Performance-Based Pay and Employee Engagement

Friday, July 05, 2013

A recent study (Kelly Global Workforce Index) by Kelly Services, a workforce and staffing solutions company, indicated that employees prefer compensation based on job performance. The study reported that for those employees not on a pay-for-performance system, 40% of respondents indicated they “would be more productive if they had their earnings linked to performance/productivity outcomes”. Steve Armstrong, Sr VP/GM for Kelly’s U.S. Operations was quoted as saying, “the trend reflects widespread recognition that organizations and individuals are most productive when their interests, including incentive-based pay, are aligned”.

Employee pay-for-performance systems are most effective when employees’ interests align with the organization’s business goals and objectives. In an April 26, 2013 report on Gallup's Employee Engagement Index, Daniela Yu, Jim Harter, and Sangeeta Agrawal found that U.S. managers had the highest (36% vs. 26% in 2009) level of employee engagement. The lowest level of engagement was attributed to “Manufacturing or production workers” at 24%. Equally, significant, the report clearly shows an increase in engagement for all worker classifications between 2009 and 2012. While at 36%, even the highest engagement level is well below an acceptable level, nevertheless, a 10-percentage point improvement over 2009 is certainly significant. The authors attributed this increase in manager engagement, in part, due to an increase in their organization’s new hire activities and thus an “improved view of the hiring situation at work”. By extension, a worker’s increase in engagement correlates with an improvement in their organization’s “hiring situation”, i.e., workers feel more secure about their future prospects.

Towers Watson, a professional services company, reports that organizations often struggle to show a relationship between performance-based compensation programs and employee engagement. In a 2013 white paper titled, “Using Targeted Incentives to Drive Sustainable Engagement”, Towers suggests the linkage between reward and engagement is related to; “… behaviors that organizations can promote via incentive plans [which] are limited only by their ability to observe, measure and communicate …” This clearly relates to the axiom, “If you can’t measure it, you can’t manage it.” Towers goes on to define engagement as, “… discretionary effort in order to achieve work-related goals.”

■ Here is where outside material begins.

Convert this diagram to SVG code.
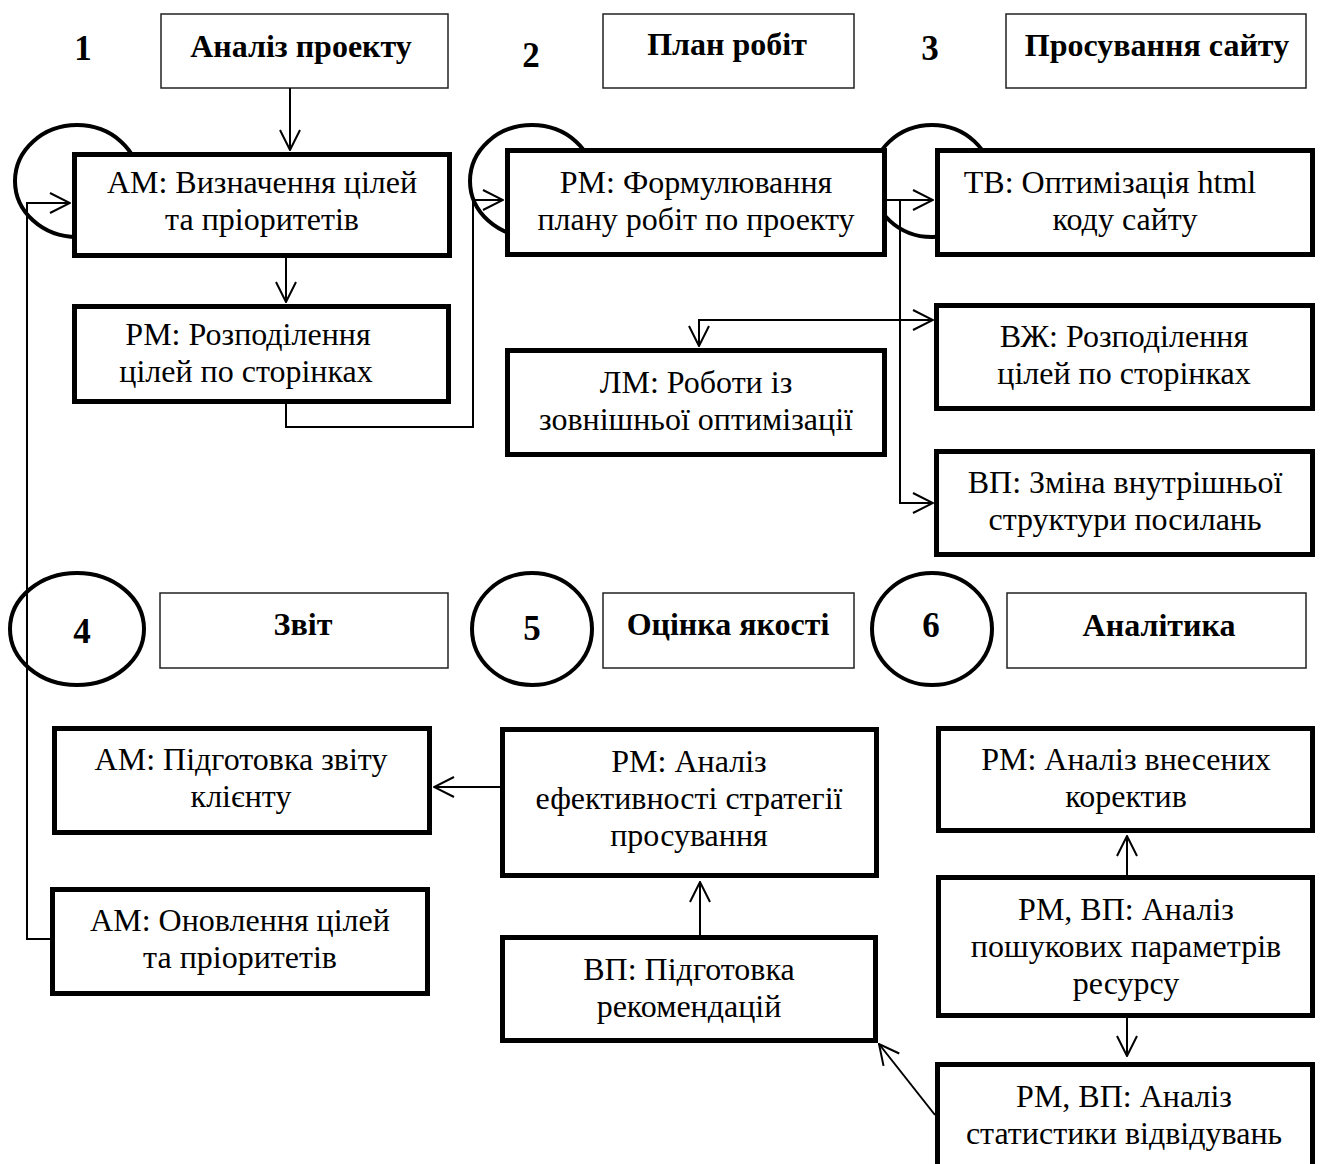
<svg xmlns="http://www.w3.org/2000/svg" width="1320" height="1164" viewBox="0 0 1320 1164">
<style>
.bg{fill:#fff}
.hdr{fill:#fff;stroke:#222;stroke-width:1.5}
.box{fill:#fff;stroke:#000;stroke-width:5}
.ring{fill:none;stroke:#000;stroke-width:4}
.t{font-family:"Liberation Serif","Times New Roman",serif;font-size:32px;fill:#000;text-anchor:middle}
.b{font-family:"Liberation Serif","Times New Roman",serif;font-size:32px;font-weight:bold;fill:#000;text-anchor:middle}
.n{font-family:"Liberation Serif","Times New Roman",serif;font-size:35px;font-weight:bold;fill:#000;text-anchor:middle}
.c{fill:none;stroke:#000;stroke-width:2}
</style>
<defs>
<marker id="ah" viewBox="0 0 22 22" refX="21" refY="11" markerWidth="22" markerHeight="22" markerUnits="userSpaceOnUse" orient="auto">
<path d="M1,1 L21,11 L1,21" fill="none" stroke="#000" stroke-width="2"/>
</marker>
</defs>
<rect class="bg" x="0" y="0" width="1320" height="1164"/>

<g id="rings">
<ellipse class="ring" cx="77" cy="181" rx="62" ry="56"/>
<ellipse class="ring" cx="532" cy="181" rx="62" ry="56"/>
<ellipse class="ring" cx="932" cy="181" rx="60" ry="56"/>
</g>

<g id="h1"><text class="n" x="83" y="60">1</text></g>
<g id="hdr1"><rect class="hdr" x="161" y="14" width="287" height="74"/><text class="b" x="301" y="57">Аналіз проекту</text></g>
<g id="h2"><text class="n" x="531" y="67">2</text></g>
<g id="hdr2"><rect class="hdr" x="603" y="14" width="251" height="74"/><text class="b" x="727" y="55">План робіт</text></g>
<g id="h3"><text class="n" x="930" y="60">3</text></g>
<g id="hdr3"><rect class="hdr" x="1006" y="14" width="300" height="74"/><text class="b" x="1157" y="56">Просування сайту</text></g>

<g id="connectors">
<path class="c" d="M290,88 V150" marker-end="url(#ah)"/>
<path class="c" d="M286,258 V302" marker-end="url(#ah)"/>
<path class="c" d="M286,404 V427 H473 V200 H503" marker-end="url(#ah)"/>
<path class="c" d="M887,200 H933" marker-end="url(#ah)"/>
<path class="c" d="M900,200 V503 H933" marker-end="url(#ah)"/>
<path class="c" d="M900,320 H933" marker-end="url(#ah)"/>
<path class="c" d="M900,320 H699 V346" marker-end="url(#ah)"/>
<path class="c" d="M50,939 H27 V203 H70" marker-end="url(#ah)"/>
<path class="c" d="M500,787 H434" marker-end="url(#ah)"/>
<path class="c" d="M700,935 V882" marker-end="url(#ah)"/>
<path class="c" d="M1127,875 V836" marker-end="url(#ah)"/>
<path class="c" d="M1127,1018 V1056" marker-end="url(#ah)"/>
<path class="c" d="M935,1115 L879,1044" marker-end="url(#ah)"/>
</g>

<g id="nA"><rect class="box" x="74.5" y="154.5" width="375" height="101"/><text class="t" x="262" y="193">АМ: Визначення цілей</text><text class="t" x="262" y="230">та пріоритетів</text></g>
<g id="nB"><rect class="box" x="74.5" y="306.5" width="374" height="95"/><text class="t" x="248" y="345">РМ: Розподілення</text><text class="t" x="246" y="382">цілей по сторінках</text></g>
<g id="n2"><rect class="box" x="507.5" y="150.5" width="377" height="104"/><text class="t" x="696" y="193">РМ: Формулювання</text><text class="t" x="696" y="230">плану робіт по проекту</text></g>
<g id="n3"><rect class="box" x="937.5" y="150.5" width="375" height="104"/><text class="t" x="1110" y="193">ТВ: Оптимізація html</text><text class="t" x="1125" y="230">коду сайту</text></g>
<g id="nLM"><rect class="box" x="507.5" y="350.5" width="377" height="104"/><text class="t" x="696" y="393">ЛМ: Роботи із</text><text class="t" x="696" y="430">зовнішньої оптимізації</text></g>
<g id="nVZh"><rect class="box" x="936.5" y="305.5" width="376" height="103"/><text class="t" x="1124" y="347">ВЖ: Розподілення</text><text class="t" x="1124" y="384">цілей по сторінках</text></g>
<g id="nVP1"><rect class="box" x="936.5" y="451.5" width="376" height="103"/><text class="t" x="1125" y="493">ВП: Зміна внутрішньої</text><text class="t" x="1125" y="530">структури посилань</text></g>

<g id="rings2">
<ellipse class="ring" cx="77" cy="629" rx="67" ry="56"/>
<ellipse class="ring" cx="532" cy="629" rx="60" ry="56"/>
<ellipse class="ring" cx="932" cy="629" rx="60" ry="56"/>
</g>
<g id="h4"><text class="n" x="82" y="643">4</text></g>
<g id="hdr4"><rect class="hdr" x="160" y="593" width="288" height="75"/><text class="b" x="303" y="635">Звіт</text></g>
<g id="h5"><text class="n" x="532" y="640">5</text></g>
<g id="hdr5"><rect class="hdr" x="603" y="593" width="251" height="75"/><text class="b" x="728" y="635">Оцінка якості</text></g>
<g id="h6"><text class="n" x="931" y="637">6</text></g>
<g id="hdr6"><rect class="hdr" x="1007" y="593" width="299" height="75"/><text class="b" x="1159" y="636">Аналітика</text></g>

<g id="nRep"><rect class="box" x="54.5" y="728.5" width="375" height="104"/><text class="t" x="241" y="770">АМ: Підготовка звіту</text><text class="t" x="241" y="807">клієнту</text></g>
<g id="nUpd"><rect class="box" x="52.5" y="889.5" width="375" height="104"/><text class="t" x="240" y="931">АМ: Оновлення цілей</text><text class="t" x="240" y="968">та пріоритетів</text></g>
<g id="nEff"><rect class="box" x="502.5" y="729.5" width="374" height="146"/><text class="t" x="689" y="772">РМ: Аналіз</text><text class="t" x="689" y="809">ефективності стратегії</text><text class="t" x="689" y="846">просування</text></g>
<g id="nRec"><rect class="box" x="502.5" y="937.5" width="373" height="103"/><text class="t" x="689" y="980">ВП: Підготовка</text><text class="t" x="689" y="1017">рекомендацій</text></g>
<g id="nCor"><rect class="box" x="938.5" y="728.5" width="374" height="102"/><text class="t" x="1126" y="770">РМ: Аналіз внесених</text><text class="t" x="1126" y="807">коректив</text></g>
<g id="nSrch"><rect class="box" x="938.5" y="877.5" width="374" height="138"/><text class="t" x="1126" y="920">РМ, ВП: Аналіз</text><text class="t" x="1126" y="957">пошукових параметрів</text><text class="t" x="1126" y="994">ресурсу</text></g>
<g id="nStat"><rect class="box" x="937.5" y="1064.5" width="375" height="130"/><text class="t" x="1124" y="1107">РМ, ВП: Аналіз</text><text class="t" x="1124" y="1144">статистики відвідувань</text></g>
</svg>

While it may be apparent, it bears restating, employee engagement behavior resides at the upper bounds of employee performance levels. In other words, employees must stretch their performance to achieve engagement. Merely reporting for work will not achieve employee engagement. Kathy Orr, Principal, Orr & Associates, has described this process as “rasing the bar” of employee performance expectations and hence employee engagement. Employees may not want to hear it, but the performance and engagement levels they delivered last year, may not be acceptable this year. For performance-base pay to be effective at engaging employees, organizational leaders must design reward and recognition systems, which drive the work behaviors of more than 36% to 24% of workers.